## Start Stored rows

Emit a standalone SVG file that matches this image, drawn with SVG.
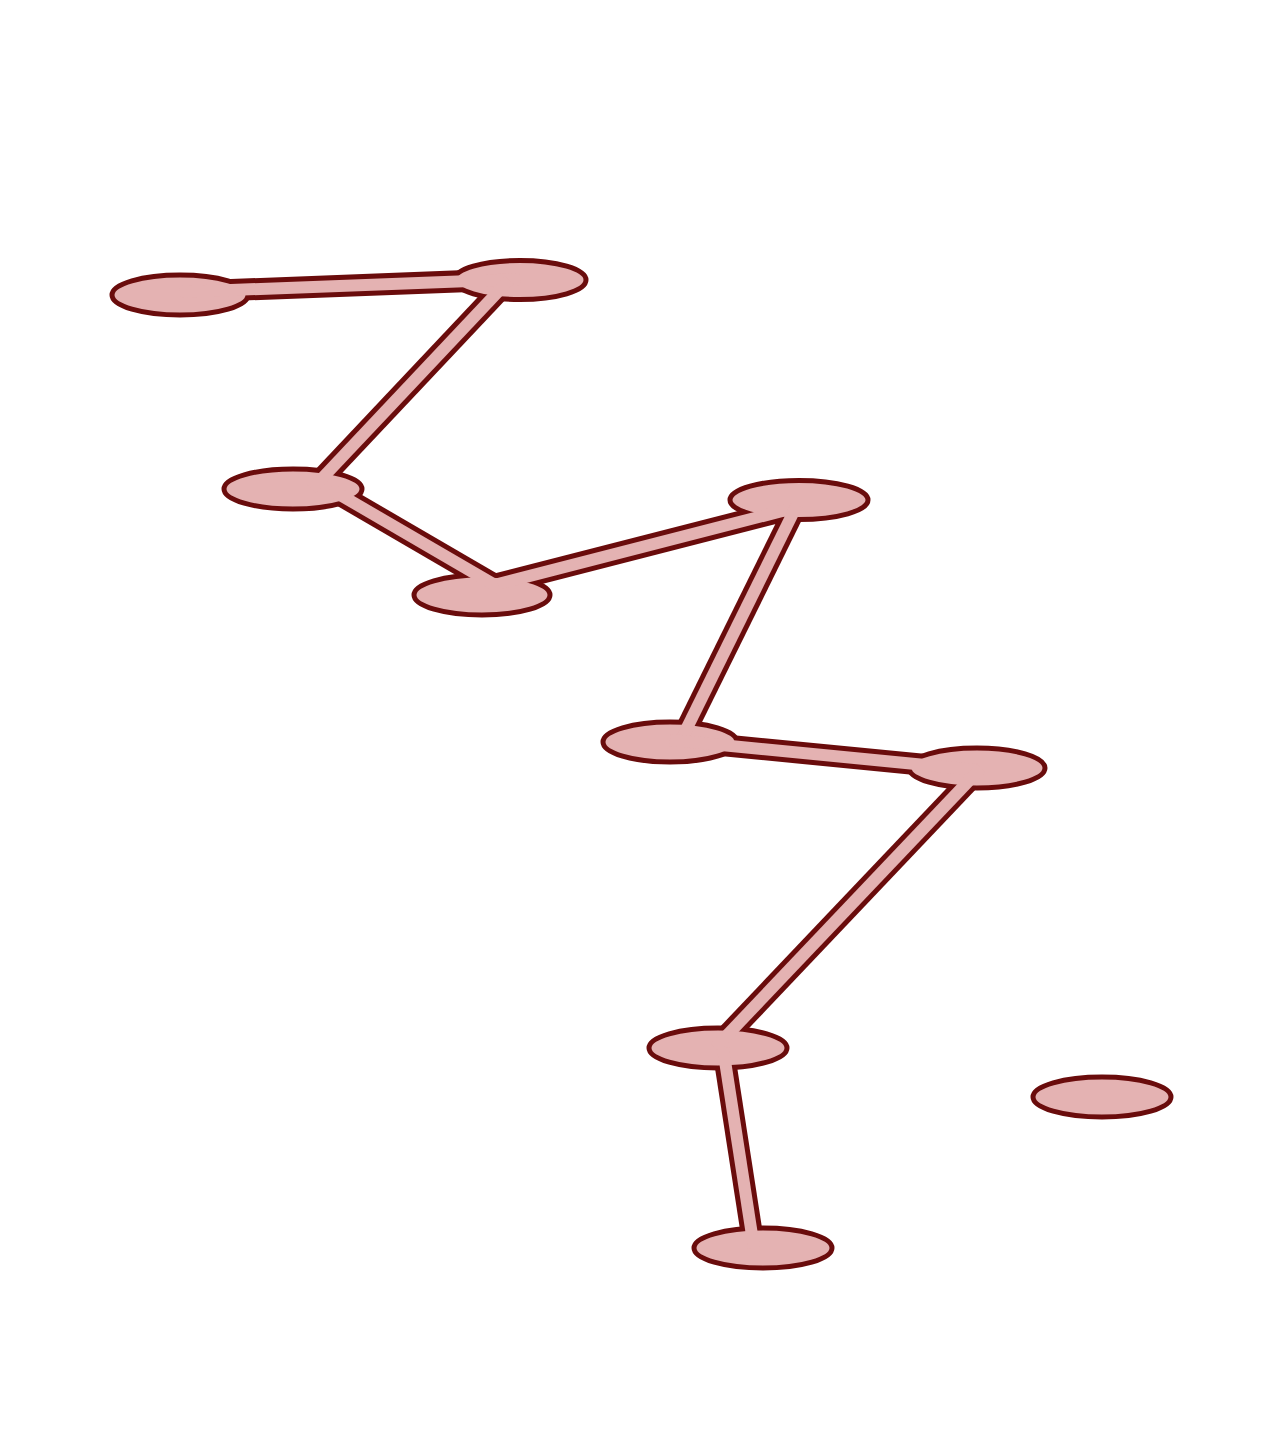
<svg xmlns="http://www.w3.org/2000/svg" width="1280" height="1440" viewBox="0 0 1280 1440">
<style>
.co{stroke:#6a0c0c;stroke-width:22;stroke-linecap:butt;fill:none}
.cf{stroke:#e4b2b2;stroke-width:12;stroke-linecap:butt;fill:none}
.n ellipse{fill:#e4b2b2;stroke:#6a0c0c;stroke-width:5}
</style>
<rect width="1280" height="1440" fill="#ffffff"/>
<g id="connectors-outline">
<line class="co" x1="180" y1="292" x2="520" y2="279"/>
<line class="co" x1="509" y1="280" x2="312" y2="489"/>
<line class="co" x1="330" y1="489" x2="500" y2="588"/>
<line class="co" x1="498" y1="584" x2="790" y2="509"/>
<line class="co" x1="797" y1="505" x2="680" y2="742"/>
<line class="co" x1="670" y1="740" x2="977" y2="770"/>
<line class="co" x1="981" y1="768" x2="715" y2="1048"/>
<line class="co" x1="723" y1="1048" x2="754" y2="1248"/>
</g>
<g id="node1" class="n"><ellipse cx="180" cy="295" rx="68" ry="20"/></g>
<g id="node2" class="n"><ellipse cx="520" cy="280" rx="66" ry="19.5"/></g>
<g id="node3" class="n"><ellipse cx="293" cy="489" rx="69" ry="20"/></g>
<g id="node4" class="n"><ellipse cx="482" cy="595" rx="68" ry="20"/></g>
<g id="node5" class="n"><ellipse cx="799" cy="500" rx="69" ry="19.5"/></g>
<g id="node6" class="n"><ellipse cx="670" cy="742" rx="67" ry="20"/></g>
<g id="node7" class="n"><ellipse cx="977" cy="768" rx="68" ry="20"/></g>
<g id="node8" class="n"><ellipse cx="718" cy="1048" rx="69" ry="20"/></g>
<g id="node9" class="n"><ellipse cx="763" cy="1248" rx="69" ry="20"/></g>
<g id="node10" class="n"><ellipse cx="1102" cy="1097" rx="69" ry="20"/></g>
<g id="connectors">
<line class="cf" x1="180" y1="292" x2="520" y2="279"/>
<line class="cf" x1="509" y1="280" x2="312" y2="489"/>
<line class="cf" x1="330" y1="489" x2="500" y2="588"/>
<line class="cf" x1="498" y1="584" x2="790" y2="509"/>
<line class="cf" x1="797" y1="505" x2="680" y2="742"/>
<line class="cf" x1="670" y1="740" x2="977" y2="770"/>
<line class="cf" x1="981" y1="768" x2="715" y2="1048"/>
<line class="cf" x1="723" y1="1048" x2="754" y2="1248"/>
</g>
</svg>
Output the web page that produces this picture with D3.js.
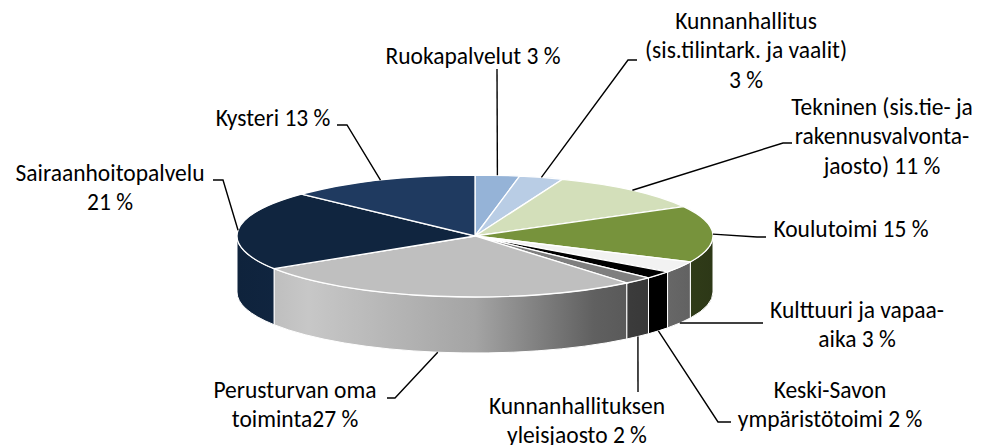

## End Stored rows

Set task:
Give the material again exactly as it is, but keep the pictures out.

Response below:
Emit a standalone SVG file that matches this image, drawn with SVG.
<svg xmlns="http://www.w3.org/2000/svg" width="1280" height="1440" viewBox="0 0 1280 1440">
<style>
.co{stroke:#6a0c0c;stroke-width:22;stroke-linecap:butt;fill:none}
.cf{stroke:#e4b2b2;stroke-width:12;stroke-linecap:butt;fill:none}
.n ellipse{fill:#e4b2b2;stroke:#6a0c0c;stroke-width:5}
</style>
<rect width="1280" height="1440" fill="#ffffff"/>
<g id="connectors-outline">
<line class="co" x1="180" y1="292" x2="520" y2="279"/>
<line class="co" x1="509" y1="280" x2="312" y2="489"/>
<line class="co" x1="330" y1="489" x2="500" y2="588"/>
<line class="co" x1="498" y1="584" x2="790" y2="509"/>
<line class="co" x1="797" y1="505" x2="680" y2="742"/>
<line class="co" x1="670" y1="740" x2="977" y2="770"/>
<line class="co" x1="981" y1="768" x2="715" y2="1048"/>
<line class="co" x1="723" y1="1048" x2="754" y2="1248"/>
</g>
<g id="node1" class="n"><ellipse cx="180" cy="295" rx="68" ry="20"/></g>
<g id="node2" class="n"><ellipse cx="520" cy="280" rx="66" ry="19.5"/></g>
<g id="node3" class="n"><ellipse cx="293" cy="489" rx="69" ry="20"/></g>
<g id="node4" class="n"><ellipse cx="482" cy="595" rx="68" ry="20"/></g>
<g id="node5" class="n"><ellipse cx="799" cy="500" rx="69" ry="19.5"/></g>
<g id="node6" class="n"><ellipse cx="670" cy="742" rx="67" ry="20"/></g>
<g id="node7" class="n"><ellipse cx="977" cy="768" rx="68" ry="20"/></g>
<g id="node8" class="n"><ellipse cx="718" cy="1048" rx="69" ry="20"/></g>
<g id="node9" class="n"><ellipse cx="763" cy="1248" rx="69" ry="20"/></g>
<g id="node10" class="n"><ellipse cx="1102" cy="1097" rx="69" ry="20"/></g>
<g id="connectors">
<line class="cf" x1="180" y1="292" x2="520" y2="279"/>
<line class="cf" x1="509" y1="280" x2="312" y2="489"/>
<line class="cf" x1="330" y1="489" x2="500" y2="588"/>
<line class="cf" x1="498" y1="584" x2="790" y2="509"/>
<line class="cf" x1="797" y1="505" x2="680" y2="742"/>
<line class="cf" x1="670" y1="740" x2="977" y2="770"/>
<line class="cf" x1="981" y1="768" x2="715" y2="1048"/>
<line class="cf" x1="723" y1="1048" x2="754" y2="1248"/>
</g>
</svg>
Output the web page that produces this picture with D3.js.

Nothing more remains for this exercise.